Discarded himself. Phea knows the value of things others see fit to discard. 

Every day he took to the streets with a rice sack slung over his shoulder looking for rubbish that he could sell: plastic bottles, cardboard, cans, scrap metal, or broken items that could be repaired. 

Some called him names as he made his rounds. Others physically accosted him.  They didn't see value of a kid in tattered clothes sifting through the garbage.

One day as he worked he came across a group of excited children and youth. They were Alongsider mentors with their little brothers and sisters waiting for transportation to the annual Alongsiders camp. Phea saw that some were neighbors, not unlike himself, and he asked if he could go with them. They said he had to have an Alongsider mentor, and it was too late for that. But someone invited him to the local church to learn more. 

Phea went to the church. He says, "I never got my own Alongsider - I was too old.  But instead I found faith."  So, he kept attending the church, and when he turned 18 he applied to become an Alongsider mentor himself. 

Phea and Virek swimming at a local water park.

Phea and Virek swimming at a local water park.

As his little brother, Phea chose a boy named Virek who had sometimes accompanied him collecting rubbish to sell. Virek's father died years ago, and his mother is living with a terminal illness. In addition to being very poor, even compared to other families in the slum, her sickness casts a stigma over her and her children. They stay with Virek's grandmother just up the alley from where Phea lives.

Having faced rejection, Phea knew Virek needed encouragement. Just around the corner from Virek's home is an Internet cafe where some boys gather who have dropped out of school. They work the streets a few hours each day and spend what money they earn or steal on video games, alcohol, and other diversions.

Life is hard in the slum, but it's most dangerous when youth lose hope and stop trying. 

Through Phea's friendship and support, Virek returned to school. Now he is studying in the eighth grade. Though it's uncomfortable for him to talk about the future, he thinks about becoming a teacher.

So who really connects with the poorest of the poor?

Foreign workers, volunteers, and organizations are almost always on the outside looking in. Even local organizations are located, funded, and led from outside the places where the poorest of the poor live.  

Virek is sensitive and reserved. His emotions are hidden. He's vulnerable and knows it. His story comes out slowly in two or three word phrases. I can imagine a foreign worker or volunteer being drawn to Virek, trying to unearth his mysteries, and coaxing out a smile or two. 

Phea knows what goes on behind the smile. He knows the hurt. He connects deeply with Virek because he is alongside of Virek in every way.

Phea and Virek enjoying a meal together.

Phea and Virek enjoying a meal together.

Here at Alongsiders we say, "It takes a spider to repair it's own web." 

The poorest of the poor are uniquely situated to connect with and support each other.
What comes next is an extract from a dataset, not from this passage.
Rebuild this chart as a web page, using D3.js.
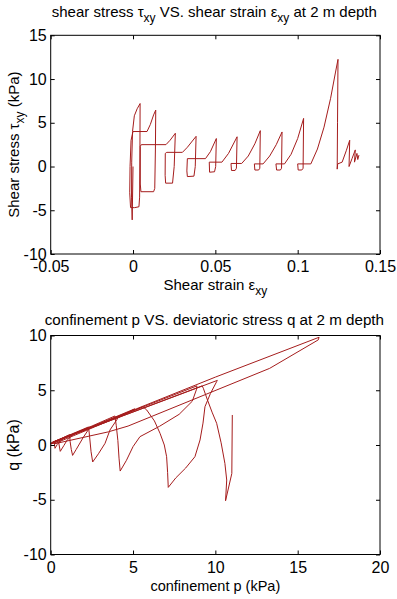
<!DOCTYPE html>
<html>
<head>
<meta charset="utf-8">
<script src="https://cdn.jsdelivr.net/npm/d3@7"></script>
<style>
  html, body { margin: 0; padding: 0; background: #fff; }
  svg { display: block; font-family: "Liberation Sans", Arial, Helvetica, sans-serif; }
  .tick line { stroke: #000; }
  .tick text { font-size: 16px; fill: #000; }
</style>
</head>
<body>
<div id="chart"></div>
<script>
// Two MATLAB style panels: shear stress vs strain, and p-q stress path

const width = 397;
const height = 599;

// top panel data: shear strain (-) and shear stress (kPa)
const shearStrain = [
  0, -0.0005, -0.0009, -0.0008, -0.0003, 0.0008, 0.0025, 0.0043,
  0.0042, 0.0040, 0.0036, 0.0010, -0.0015, -0.0020, -0.0018, -0.0012, 0.0000,
  0.0085, 0.0105, 0.0125, 0.0138,
  0.0136, 0.0132, 0.0125, 0.0048, 0.0044, 0.0044, 0.0050,
  0.0200, 0.0225, 0.0257,
  0.0250, 0.0240, 0.0198, 0.0195, 0.0196, 0.0205,
  0.0300, 0.0330, 0.0383,
  0.0378, 0.0370, 0.0330, 0.0327, 0.0330,
  0.0440, 0.0470, 0.0506,
  0.0502, 0.0495, 0.0465, 0.0463,
  0.0540, 0.0580, 0.0632,
  0.0628, 0.0620, 0.0598, 0.0595,
  0.0660, 0.0700, 0.0740, 0.0773,
  0.0770, 0.0763, 0.0740, 0.0737,
  0.0790, 0.0830, 0.0870, 0.0905,
  0.0902, 0.0895, 0.0872, 0.0868,
  0.0920, 0.0960, 0.1000, 0.1036,
  0.1033, 0.1025, 0.1003, 0.1000,
  0.1080, 0.1120, 0.1160, 0.1200, 0.1230, 0.1245,
  0.1242, 0.1240, 0.1243, 0.1270, 0.1295, 0.1316,
  0.1312, 0.1330, 0.1350, 0.1345, 0.1360, 0.1365, 0.1372
];
const shearStress = [
  0, -6.1, -3.5, 0.5, 4.0, 5.8, 6.6, 7.2,
  2.0, -3.5, -4.6, -4.7, -4.7, -3.0, 0.0, 3.0, 4.0,
  4.0, 4.8, 5.9, 6.45,
  2.0, -2.5, -2.88, -2.88, -2.0, 2.3, 2.5,
  2.5, 3.0, 3.8,
  0.0, -1.9, -1.9, -1.0, 1.5, 1.62,
  1.62, 2.2, 3.45,
  0.0, -1.1, -1.15, -0.5, 0.9,
  0.9, 1.7, 3.2,
  0.0, -0.6, -0.65, 0.5,
  0.5, 1.5, 3.4,
  -0.2, -0.45, -0.45, 0.35,
  0.35, 1.2, 2.6, 4.1,
  -0.2, -0.4, -0.4, 0.3,
  0.3, 1.2, 2.5, 3.95,
  -0.2, -0.4, -0.4, 0.3,
  0.3, 1.4, 3.2, 5.5,
  -0.2, -0.4, -0.4, 0.3,
  0.3, 2.0, 4.5, 7.8, 10.8, 12.25,
  5.0, -0.3, 0.3, 0.5, 1.8, 3.0,
  0.0, 0.9, 1.9, 0.5, 1.5, 0.8, 1.3
];

// bottom panel data: confinement p (kPa) and deviatoric stress q (kPa)
const confinementP = [
  0.00, 0.35, 0.22, 0.26, 0.40, 0.75, 0.05,
  0.52, 0.50, 0.58, 0.80, 1.00, 1.35, 0.05,
  1.15, 1.18, 1.25, 1.33, 1.55, 1.98, 2.40, 0.10,
  2.30, 2.36, 2.45, 2.55, 2.90, 3.30, 3.60, 4.10, 5.10, 0.10,
  3.90, 3.98, 4.08, 4.15, 4.22, 4.60, 5.00, 5.42, 6.60, 7.80, 8.60, 8.86, 8.88, 0.20,
  0.00, 5.20, 10.00, 16.30, 16.25, 13.30, 4.70, 3.50, 0.20,
  5.60, 5.83, 6.30, 6.64, 6.90, 7.04, 7.10, 7.14, 7.60, 8.20, 8.76, 9.07, 9.25, 9.37, 9.70, 10.08, 10.12, 0.20,
  9.20, 9.27, 9.50, 9.80, 10.08, 10.35, 10.58, 10.69, 10.62, 11.00, 11.03
];
const deviatoricQ = [
  0.10, 0.40, 0.22, -0.30, 0.05, 0.60, 0.10,
  0.48, 0.10, -0.58, -0.05, 0.45, 0.95, 0.15,
  0.95, 0.30, -0.40, -0.95, -0.40, 0.70, 1.65, 0.25,
  1.65, 0.80, -0.60, -1.55, -0.80, 0.15, 1.37, 2.50, 3.30, 0.15,
  2.65, 1.80, 0.40, -1.20, -2.38, -1.40, -0.15, 0.76, 1.70, 2.80, 4.00, 5.10, 5.40, 0.30,
  0.15, 3.30, 6.20, 9.84, 9.60, 7.00, 1.73, 1.20, 0.10,
  3.50, 3.20, 2.20, 1.07, 0.00, -1.07, -2.50, -3.87, -3.00, -2.10, -1.07, 0.46, 2.00, 3.50, 4.70, 5.79, 5.90, 0.30,
  5.40, 5.18, 4.20, 3.00, 1.98, 0.20, -1.68, -3.20, -5.09, -2.60, 2.74
];

// axis ticks
const strainTicks = [-0.05, 0, 0.05, 0.1, 0.15];
const stressTicks = [-10, -5, 0, 5, 10, 15];
const pTicks = [0, 5, 10, 15, 20];
const qTicks = [-10, -5, 0, 5, 10];

const lineColor = '#a51c1c';

const svg = d3.select('#chart')
  .append('svg')
  .attr('width', width)
  .attr('height', height);

function drawPanel(opts) {
  const { box, xDomain, yDomain, xTicks, yTicks, xFmt, xs, ys } = opts;
  const x = d3.scaleLinear().domain(xDomain).range([box.left, box.right]);
  const y = d3.scaleLinear().domain(yDomain).range([box.bottom, box.top]);

  const g = svg.append('g');

  // data line first, axes on top
  const pts = xs.map((v, i) => [v, ys[i]]);
  g.append('path')
    .datum(pts)
    .attr('fill', 'none')
    .attr('stroke', lineColor)
    .attr('stroke-width', 1)
    .attr('stroke-linejoin', 'round')
    .attr('d', d3.line().x(d => x(d[0])).y(d => y(d[1])));

  // ticks inward on all four sides
  g.append('g')
    .attr('transform', `translate(0,${box.bottom})`)
    .call(d3.axisBottom(x).tickValues(xTicks).tickFormat(xFmt).tickSize(-4).tickSizeOuter(0).tickPadding(7))
    .call(a => a.select('.domain').remove())
    .call(a => a.selectAll('text').attr('font-family', null).attr('font-size', null));
  g.append('g')
    .attr('transform', `translate(0,${box.top})`)
    .call(d3.axisTop(x).tickValues(xTicks).tickFormat('').tickSize(-4).tickSizeOuter(0))
    .call(a => a.select('.domain').remove());
  g.append('g')
    .attr('transform', `translate(${box.left},0)`)
    .call(d3.axisLeft(y).tickValues(yTicks).tickFormat(d => d).tickSize(-4).tickSizeOuter(0).tickPadding(4))
    .call(a => a.select('.domain').remove())
    .call(a => a.selectAll('text').attr('font-family', null).attr('font-size', null));
  g.append('g')
    .attr('transform', `translate(${box.right},0)`)
    .call(d3.axisRight(y).tickValues(yTicks).tickFormat('').tickSize(-4).tickSizeOuter(0))
    .call(a => a.select('.domain').remove());

  g.append('rect')
    .attr('x', box.left)
    .attr('y', box.top)
    .attr('width', box.right - box.left)
    .attr('height', box.bottom - box.top)
    .attr('fill', 'none')
    .attr('stroke', '#000')
    .attr('stroke-width', 1);

  return g;
}

// text with subscripts: parts = [[text, isSub], ...]
function richText(parent, parts, attrs, size) {
  const t = parent.append('text')
    .attr('font-size', size + 'px')
    .attr('fill', '#000');
  Object.entries(attrs).forEach(([k, v]) => t.attr(k, v));
  let sub = false;
  parts.forEach(([s, isSub]) => {
    const ts = t.append('tspan').text(s);
    if (isSub && !sub) ts.attr('dy', size * 0.3).attr('font-size', (size * 0.8) + 'px');
    else if (!isSub && sub) ts.attr('dy', -size * 0.3);
    sub = isSub;
  });
  return t;
}

const fmtStrain = d => d === 0 ? '0' : String(d);

// top panel
const topBox = { left: 50.7, right: 380, top: 35.3, bottom: 254 };
const gTop = drawPanel({
  box: topBox, xDomain: [-0.05, 0.15], yDomain: [-10, 15],
  xTicks: strainTicks, yTicks: stressTicks, xFmt: fmtStrain,
  xs: shearStrain, ys: shearStress
});
richText(gTop, [['shear stress τ', false], ['xy', true], [' VS. shear strain ε', false], ['xy', true], [' at 2 m depth', false]],
  { x: (topBox.left + topBox.right) / 2 - 1, y: 17, 'text-anchor': 'middle' }, 15);
richText(gTop, [['Shear strain ε', false], ['xy', true]],
  { x: (topBox.left + topBox.right) / 2, y: 290, 'text-anchor': 'middle' }, 15);
richText(gTop, [['Shear stress τ', false], ['xy', true], [' (kPa)', false]],
  { transform: `translate(19,${(topBox.top + topBox.bottom) / 2}) rotate(-90)`, 'text-anchor': 'middle' }, 15);

// bottom panel
const botBox = { left: 50.7, right: 380, top: 335.5, bottom: 554.5 };
const gBot = drawPanel({
  box: botBox, xDomain: [0, 20], yDomain: [-10, 10],
  xTicks: pTicks, yTicks: qTicks, xFmt: d => d,
  xs: confinementP, ys: deviatoricQ
});
richText(gBot, [['confinement p VS. deviatoric stress q at 2 m depth', false]],
  { x: (botBox.left + botBox.right) / 2 - 1, y: 325, 'text-anchor': 'middle' }, 15.2);
richText(gBot, [['confinement p (kPa)', false]],
  { x: (botBox.left + botBox.right) / 2, y: 591, 'text-anchor': 'middle' }, 14.5);
richText(gBot, [['q (kPa)', false]],
  { transform: `translate(19,${(botBox.top + botBox.bottom) / 2}) rotate(-90)`, 'text-anchor': 'middle' }, 16);
</script>
</body>
</html>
They "get it" where others don't.

Sadly, there are divisions among the poor themselves: fault lines of mistrust, power, and fear. So the poor often feel alone and isolated even in their own communities.

Alongsider mentors like Phea are crossing those lines. 

They connect with the poorest of the poor. 

And they are not just connecting with their little brothers and sisters. They are connecting with families and building bridges of trust within their communities so that others can follow.